The first tip is to take with you, borrow or hire a bicycle (the basement of Kings College has some bicycles which look like they were forgotten a hundred years ago). I took my own
folding bicycle on one visit and found it a very practical way to get around the city centre. There are bicycle paths by the river and some of the one way streets have a bicycle lane in the reverse direction.
There is an excellent
double-decker tour which covers the inner city and also gets out to the countryside around Cambridge. The locals frown on this sort of tourism, so best to quietly go off and do it by yourself. One place the tour stops is the
Cambridge American Cemetery and Memorial at
Madingley.
A walk along the banks of the
River Cam at dusk is a must. Time it right and you can see the choir crossing the bridge to
King's College Chapel for evensong at dusk (also worth attending). A punt on the river is entertaining, but the river gets crowded with tourists, so if possible get an invitation to use a college punt from their own private lawns instead of the tourist punts.
The
Cambridge University Press Bookshop is worth an half hour browse. There are numerous research organisations and companies clustered around the university facilitates. Do some research before you go and get an invitation to visit. Microsoft's research institute was interesting, but you need and invitation.
Lunch or dinner at "
high table" is entertaining (skip breakfast it is not very good in the average college). The high table is where the college elite and guests sit, a few cm above everyone else. Just be careful to sit where you are told and be ready to explain what you do and be able to drop some names.

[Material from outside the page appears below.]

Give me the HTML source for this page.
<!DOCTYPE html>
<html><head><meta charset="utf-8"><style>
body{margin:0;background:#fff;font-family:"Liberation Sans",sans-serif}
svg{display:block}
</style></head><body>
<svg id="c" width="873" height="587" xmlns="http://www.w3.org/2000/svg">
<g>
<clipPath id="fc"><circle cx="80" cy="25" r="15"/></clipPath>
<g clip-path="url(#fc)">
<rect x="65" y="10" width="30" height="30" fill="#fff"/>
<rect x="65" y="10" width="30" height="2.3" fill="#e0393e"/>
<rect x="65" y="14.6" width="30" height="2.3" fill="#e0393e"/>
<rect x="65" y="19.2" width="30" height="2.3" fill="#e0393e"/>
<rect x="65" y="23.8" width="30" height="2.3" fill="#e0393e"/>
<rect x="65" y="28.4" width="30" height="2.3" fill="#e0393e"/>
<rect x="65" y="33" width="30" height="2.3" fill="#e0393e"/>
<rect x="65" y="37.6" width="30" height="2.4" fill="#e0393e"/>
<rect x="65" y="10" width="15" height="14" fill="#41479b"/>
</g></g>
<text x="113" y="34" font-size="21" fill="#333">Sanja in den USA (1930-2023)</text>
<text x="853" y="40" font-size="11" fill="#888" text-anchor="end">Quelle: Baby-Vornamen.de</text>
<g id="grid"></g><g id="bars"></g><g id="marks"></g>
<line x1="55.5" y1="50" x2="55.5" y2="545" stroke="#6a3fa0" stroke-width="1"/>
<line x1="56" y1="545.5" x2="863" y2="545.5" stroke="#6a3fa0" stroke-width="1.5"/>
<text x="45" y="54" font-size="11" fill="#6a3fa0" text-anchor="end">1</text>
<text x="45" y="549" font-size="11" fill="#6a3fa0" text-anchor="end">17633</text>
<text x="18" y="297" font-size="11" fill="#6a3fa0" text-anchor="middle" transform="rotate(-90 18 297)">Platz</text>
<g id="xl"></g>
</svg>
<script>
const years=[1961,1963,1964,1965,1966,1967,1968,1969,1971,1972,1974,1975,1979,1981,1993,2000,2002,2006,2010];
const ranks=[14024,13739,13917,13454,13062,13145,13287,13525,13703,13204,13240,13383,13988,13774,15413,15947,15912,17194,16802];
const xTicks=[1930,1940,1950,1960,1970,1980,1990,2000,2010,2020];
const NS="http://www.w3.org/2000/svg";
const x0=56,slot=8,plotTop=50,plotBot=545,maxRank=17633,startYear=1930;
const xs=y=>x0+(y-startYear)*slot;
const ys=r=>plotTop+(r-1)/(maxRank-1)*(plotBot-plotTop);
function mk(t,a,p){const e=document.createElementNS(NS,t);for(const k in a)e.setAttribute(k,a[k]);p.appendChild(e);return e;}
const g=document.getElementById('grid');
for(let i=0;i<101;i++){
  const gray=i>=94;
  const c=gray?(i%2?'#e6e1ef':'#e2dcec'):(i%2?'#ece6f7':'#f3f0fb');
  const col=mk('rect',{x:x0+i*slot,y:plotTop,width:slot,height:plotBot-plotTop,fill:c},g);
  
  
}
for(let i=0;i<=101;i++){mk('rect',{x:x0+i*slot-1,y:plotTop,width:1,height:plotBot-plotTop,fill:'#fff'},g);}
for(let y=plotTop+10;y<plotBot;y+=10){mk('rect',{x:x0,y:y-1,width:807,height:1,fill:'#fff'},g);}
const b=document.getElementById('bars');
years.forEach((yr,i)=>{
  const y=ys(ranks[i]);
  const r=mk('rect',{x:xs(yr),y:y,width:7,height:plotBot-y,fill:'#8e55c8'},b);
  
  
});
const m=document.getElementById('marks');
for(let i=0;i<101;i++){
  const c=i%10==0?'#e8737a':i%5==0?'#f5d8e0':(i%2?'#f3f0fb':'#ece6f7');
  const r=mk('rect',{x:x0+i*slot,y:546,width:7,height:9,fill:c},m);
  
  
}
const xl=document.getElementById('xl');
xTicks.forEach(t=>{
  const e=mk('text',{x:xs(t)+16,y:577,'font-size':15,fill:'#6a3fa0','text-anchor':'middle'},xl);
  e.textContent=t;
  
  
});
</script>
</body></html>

Trinity College puts on a good lunch and
King's College was good for dinner.
The
Cambridgeshire Guided Busway has not yet opened (so Adelaide's
O-Bahn Busway is still the world's longest) but you can take a ride on the test buses.
By the way if you aren't an ANU alumni, but have some academic connections, you may be able to talk your way into the colleges. Just look for someone you know, who knows someone at Cambridge. I found that with a
Linked in search there were 111 people I was connected with, who were Cambridge graduates, 12 of whom live within 40 km of the university and 3 who work or research at it. Also keep in mind that the university is just a loose consortium of colleges, who are always looking for guest speakers from faraway places. Even if one will not let you in the door, another may well. Once I had one introduction, I found that opened other doors.